__TASK DIRECTIONS__.
Give back exactly the lines from the one with "Clone this diagram in TikZ." through the one with "(0,0) rectangle (1164,668);", inclusive, without the images.

--- BEGIN ---

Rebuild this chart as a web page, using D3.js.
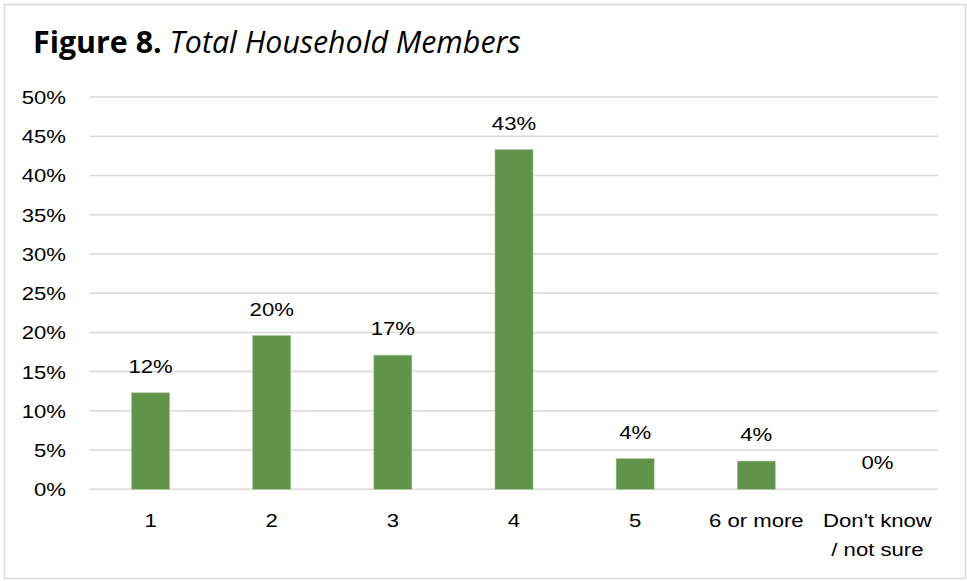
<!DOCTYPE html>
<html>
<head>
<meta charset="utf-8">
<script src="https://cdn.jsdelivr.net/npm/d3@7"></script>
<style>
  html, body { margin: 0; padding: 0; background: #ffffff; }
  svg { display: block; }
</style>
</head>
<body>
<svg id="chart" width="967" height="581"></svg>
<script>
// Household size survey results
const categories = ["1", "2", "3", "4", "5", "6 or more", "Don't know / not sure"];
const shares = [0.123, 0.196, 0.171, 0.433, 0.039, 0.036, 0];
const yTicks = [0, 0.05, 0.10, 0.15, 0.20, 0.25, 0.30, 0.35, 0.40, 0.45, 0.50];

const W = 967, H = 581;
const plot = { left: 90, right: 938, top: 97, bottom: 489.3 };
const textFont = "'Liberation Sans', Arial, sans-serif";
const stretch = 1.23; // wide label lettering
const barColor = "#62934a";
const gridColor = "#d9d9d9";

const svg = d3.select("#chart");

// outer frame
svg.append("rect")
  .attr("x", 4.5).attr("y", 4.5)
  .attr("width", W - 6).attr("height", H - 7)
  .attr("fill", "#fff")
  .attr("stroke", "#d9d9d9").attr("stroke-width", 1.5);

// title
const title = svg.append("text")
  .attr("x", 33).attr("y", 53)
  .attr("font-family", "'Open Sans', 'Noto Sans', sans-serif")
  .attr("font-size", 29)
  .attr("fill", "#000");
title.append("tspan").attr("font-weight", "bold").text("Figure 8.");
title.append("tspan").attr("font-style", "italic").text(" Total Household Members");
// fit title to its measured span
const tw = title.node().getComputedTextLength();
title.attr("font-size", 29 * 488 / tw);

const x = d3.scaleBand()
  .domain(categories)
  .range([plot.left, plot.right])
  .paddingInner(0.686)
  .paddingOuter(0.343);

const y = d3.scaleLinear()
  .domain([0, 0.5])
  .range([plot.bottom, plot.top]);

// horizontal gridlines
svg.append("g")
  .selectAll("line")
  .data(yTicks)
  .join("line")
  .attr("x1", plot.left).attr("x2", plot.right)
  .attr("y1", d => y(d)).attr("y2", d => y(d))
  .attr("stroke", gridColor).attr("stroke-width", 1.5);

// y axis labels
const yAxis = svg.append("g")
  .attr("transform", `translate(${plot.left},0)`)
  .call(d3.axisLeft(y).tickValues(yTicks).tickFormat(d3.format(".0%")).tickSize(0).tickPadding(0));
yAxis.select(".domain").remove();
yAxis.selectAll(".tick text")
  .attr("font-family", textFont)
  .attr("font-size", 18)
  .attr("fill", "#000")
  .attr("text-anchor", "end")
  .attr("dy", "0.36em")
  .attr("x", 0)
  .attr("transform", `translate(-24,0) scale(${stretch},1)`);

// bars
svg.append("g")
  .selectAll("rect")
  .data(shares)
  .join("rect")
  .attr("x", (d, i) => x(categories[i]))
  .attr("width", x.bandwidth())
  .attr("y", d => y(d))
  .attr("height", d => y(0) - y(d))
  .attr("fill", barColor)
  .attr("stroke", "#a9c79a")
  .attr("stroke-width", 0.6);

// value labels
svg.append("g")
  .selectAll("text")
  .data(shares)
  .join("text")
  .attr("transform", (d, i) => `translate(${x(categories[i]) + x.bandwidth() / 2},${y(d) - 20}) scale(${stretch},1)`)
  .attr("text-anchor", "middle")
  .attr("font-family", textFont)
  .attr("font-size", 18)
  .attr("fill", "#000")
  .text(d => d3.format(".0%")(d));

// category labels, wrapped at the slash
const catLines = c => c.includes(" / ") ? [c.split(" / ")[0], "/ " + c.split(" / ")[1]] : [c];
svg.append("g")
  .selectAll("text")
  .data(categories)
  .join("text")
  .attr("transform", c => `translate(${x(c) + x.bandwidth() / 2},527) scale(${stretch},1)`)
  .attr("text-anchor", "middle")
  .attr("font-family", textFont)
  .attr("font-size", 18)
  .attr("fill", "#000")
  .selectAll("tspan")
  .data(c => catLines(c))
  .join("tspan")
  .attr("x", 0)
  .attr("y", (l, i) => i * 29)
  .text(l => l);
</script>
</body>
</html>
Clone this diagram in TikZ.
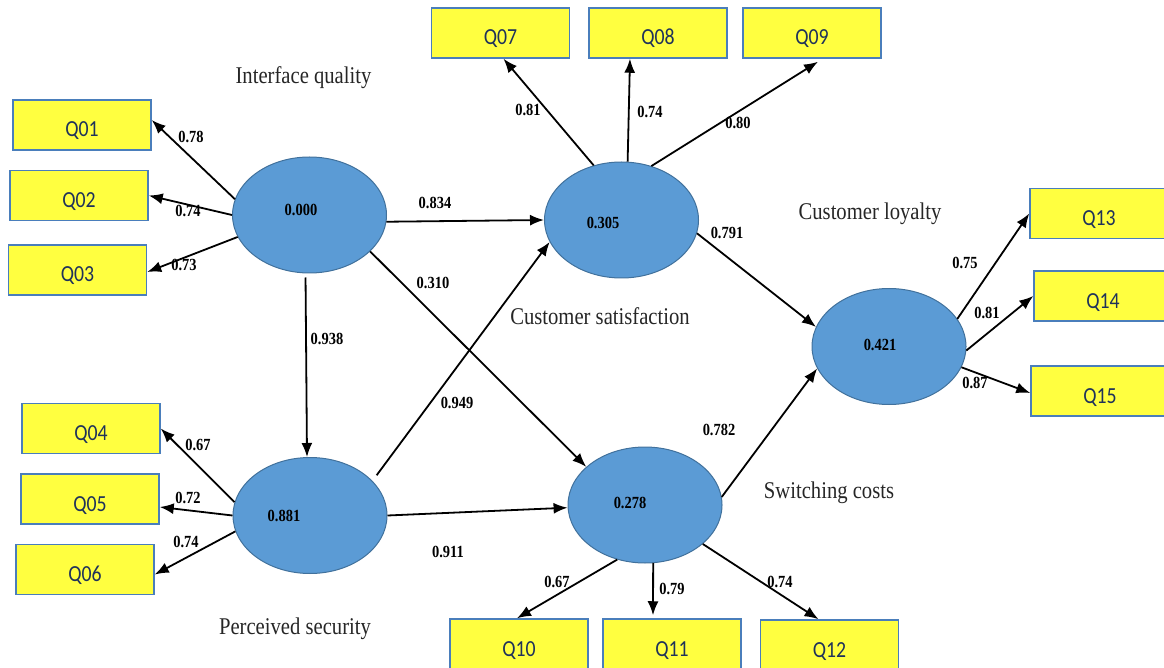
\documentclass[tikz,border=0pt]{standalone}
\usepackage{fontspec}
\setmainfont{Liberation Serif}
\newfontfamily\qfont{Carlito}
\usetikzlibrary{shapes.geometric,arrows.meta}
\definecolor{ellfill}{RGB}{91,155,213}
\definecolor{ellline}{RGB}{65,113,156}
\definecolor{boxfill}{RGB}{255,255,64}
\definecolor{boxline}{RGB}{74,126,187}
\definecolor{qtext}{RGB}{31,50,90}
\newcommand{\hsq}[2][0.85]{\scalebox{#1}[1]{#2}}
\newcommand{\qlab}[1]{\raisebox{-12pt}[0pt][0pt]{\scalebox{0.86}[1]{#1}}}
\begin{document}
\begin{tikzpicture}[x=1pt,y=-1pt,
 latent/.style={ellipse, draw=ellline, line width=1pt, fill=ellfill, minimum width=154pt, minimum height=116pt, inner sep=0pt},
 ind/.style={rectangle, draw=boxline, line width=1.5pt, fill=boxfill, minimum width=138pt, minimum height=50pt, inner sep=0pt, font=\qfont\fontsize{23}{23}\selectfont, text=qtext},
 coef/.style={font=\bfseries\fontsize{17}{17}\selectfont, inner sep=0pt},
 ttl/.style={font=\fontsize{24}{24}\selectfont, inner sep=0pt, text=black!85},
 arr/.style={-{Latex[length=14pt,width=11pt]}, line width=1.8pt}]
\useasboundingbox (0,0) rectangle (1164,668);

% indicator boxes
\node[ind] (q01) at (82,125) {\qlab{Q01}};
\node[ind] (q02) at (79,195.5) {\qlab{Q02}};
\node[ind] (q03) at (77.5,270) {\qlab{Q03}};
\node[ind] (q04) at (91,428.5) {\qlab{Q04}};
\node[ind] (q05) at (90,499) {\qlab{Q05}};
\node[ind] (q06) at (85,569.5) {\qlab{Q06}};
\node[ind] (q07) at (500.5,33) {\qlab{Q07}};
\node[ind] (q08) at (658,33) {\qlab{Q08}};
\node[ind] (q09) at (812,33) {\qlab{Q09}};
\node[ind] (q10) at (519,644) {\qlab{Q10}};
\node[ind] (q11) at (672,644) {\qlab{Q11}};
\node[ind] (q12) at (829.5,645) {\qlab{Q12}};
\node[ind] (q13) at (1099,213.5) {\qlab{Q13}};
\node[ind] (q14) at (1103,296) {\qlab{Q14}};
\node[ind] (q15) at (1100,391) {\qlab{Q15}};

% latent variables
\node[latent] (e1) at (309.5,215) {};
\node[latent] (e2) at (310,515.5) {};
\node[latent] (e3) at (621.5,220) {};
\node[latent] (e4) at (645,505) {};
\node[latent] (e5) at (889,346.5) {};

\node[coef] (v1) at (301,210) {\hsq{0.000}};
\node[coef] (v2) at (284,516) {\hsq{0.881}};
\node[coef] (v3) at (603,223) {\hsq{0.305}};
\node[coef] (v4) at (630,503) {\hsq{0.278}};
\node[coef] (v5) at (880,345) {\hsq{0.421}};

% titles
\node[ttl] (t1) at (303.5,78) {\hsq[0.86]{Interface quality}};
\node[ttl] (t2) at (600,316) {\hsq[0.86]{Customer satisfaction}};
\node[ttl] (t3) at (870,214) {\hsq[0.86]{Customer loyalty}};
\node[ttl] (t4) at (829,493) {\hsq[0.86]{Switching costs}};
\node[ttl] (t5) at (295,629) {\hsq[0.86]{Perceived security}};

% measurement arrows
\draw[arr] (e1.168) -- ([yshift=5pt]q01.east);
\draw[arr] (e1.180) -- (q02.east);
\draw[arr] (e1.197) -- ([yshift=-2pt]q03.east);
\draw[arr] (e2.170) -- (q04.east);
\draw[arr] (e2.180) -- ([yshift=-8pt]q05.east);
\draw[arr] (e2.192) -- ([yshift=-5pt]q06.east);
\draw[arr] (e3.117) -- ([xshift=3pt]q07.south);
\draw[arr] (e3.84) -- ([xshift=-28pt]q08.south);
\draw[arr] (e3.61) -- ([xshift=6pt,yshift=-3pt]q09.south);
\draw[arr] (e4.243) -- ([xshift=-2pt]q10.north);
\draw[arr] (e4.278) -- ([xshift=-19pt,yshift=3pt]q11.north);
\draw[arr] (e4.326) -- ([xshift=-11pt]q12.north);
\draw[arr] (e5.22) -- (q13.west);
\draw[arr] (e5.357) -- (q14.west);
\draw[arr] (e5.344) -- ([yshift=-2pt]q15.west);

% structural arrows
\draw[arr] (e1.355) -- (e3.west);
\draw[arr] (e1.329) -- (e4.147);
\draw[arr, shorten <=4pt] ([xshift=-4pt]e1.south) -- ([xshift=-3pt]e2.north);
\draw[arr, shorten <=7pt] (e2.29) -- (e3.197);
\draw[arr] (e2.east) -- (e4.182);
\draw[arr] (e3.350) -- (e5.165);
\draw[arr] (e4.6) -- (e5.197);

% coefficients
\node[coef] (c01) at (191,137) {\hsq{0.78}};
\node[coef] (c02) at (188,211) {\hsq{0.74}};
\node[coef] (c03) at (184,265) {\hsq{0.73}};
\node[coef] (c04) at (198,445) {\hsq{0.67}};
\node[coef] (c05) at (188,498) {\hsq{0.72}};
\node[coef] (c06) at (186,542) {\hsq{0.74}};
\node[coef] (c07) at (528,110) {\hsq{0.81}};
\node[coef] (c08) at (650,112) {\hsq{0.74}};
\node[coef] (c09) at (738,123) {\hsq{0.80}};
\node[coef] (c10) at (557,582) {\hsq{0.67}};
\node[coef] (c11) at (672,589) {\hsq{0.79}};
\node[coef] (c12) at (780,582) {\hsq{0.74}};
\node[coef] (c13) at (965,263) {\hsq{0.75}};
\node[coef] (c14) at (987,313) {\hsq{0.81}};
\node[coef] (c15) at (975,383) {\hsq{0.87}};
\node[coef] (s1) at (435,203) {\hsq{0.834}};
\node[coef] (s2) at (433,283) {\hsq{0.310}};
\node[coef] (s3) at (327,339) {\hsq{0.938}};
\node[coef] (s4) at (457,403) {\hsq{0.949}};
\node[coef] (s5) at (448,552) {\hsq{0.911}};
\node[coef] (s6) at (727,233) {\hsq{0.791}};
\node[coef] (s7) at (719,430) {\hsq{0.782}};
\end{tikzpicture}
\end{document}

--- END ---

__FINISHED ANSWER__.
Clone this diagram in TikZ.
\documentclass[tikz,border=0pt]{standalone}
\usepackage{fontspec}
\setmainfont{Liberation Serif}
\newfontfamily\qfont{Carlito}
\usetikzlibrary{shapes.geometric,arrows.meta}
\definecolor{ellfill}{RGB}{91,155,213}
\definecolor{ellline}{RGB}{65,113,156}
\definecolor{boxfill}{RGB}{255,255,64}
\definecolor{boxline}{RGB}{74,126,187}
\definecolor{qtext}{RGB}{31,50,90}
\newcommand{\hsq}[2][0.85]{\scalebox{#1}[1]{#2}}
\newcommand{\qlab}[1]{\raisebox{-12pt}[0pt][0pt]{\scalebox{0.86}[1]{#1}}}
\begin{document}
\begin{tikzpicture}[x=1pt,y=-1pt,
 latent/.style={ellipse, draw=ellline, line width=1pt, fill=ellfill, minimum width=154pt, minimum height=116pt, inner sep=0pt},
 ind/.style={rectangle, draw=boxline, line width=1.5pt, fill=boxfill, minimum width=138pt, minimum height=50pt, inner sep=0pt, font=\qfont\fontsize{23}{23}\selectfont, text=qtext},
 coef/.style={font=\bfseries\fontsize{17}{17}\selectfont, inner sep=0pt},
 ttl/.style={font=\fontsize{24}{24}\selectfont, inner sep=0pt, text=black!85},
 arr/.style={-{Latex[length=14pt,width=11pt]}, line width=1.8pt}]
\useasboundingbox (0,0) rectangle (1164,668);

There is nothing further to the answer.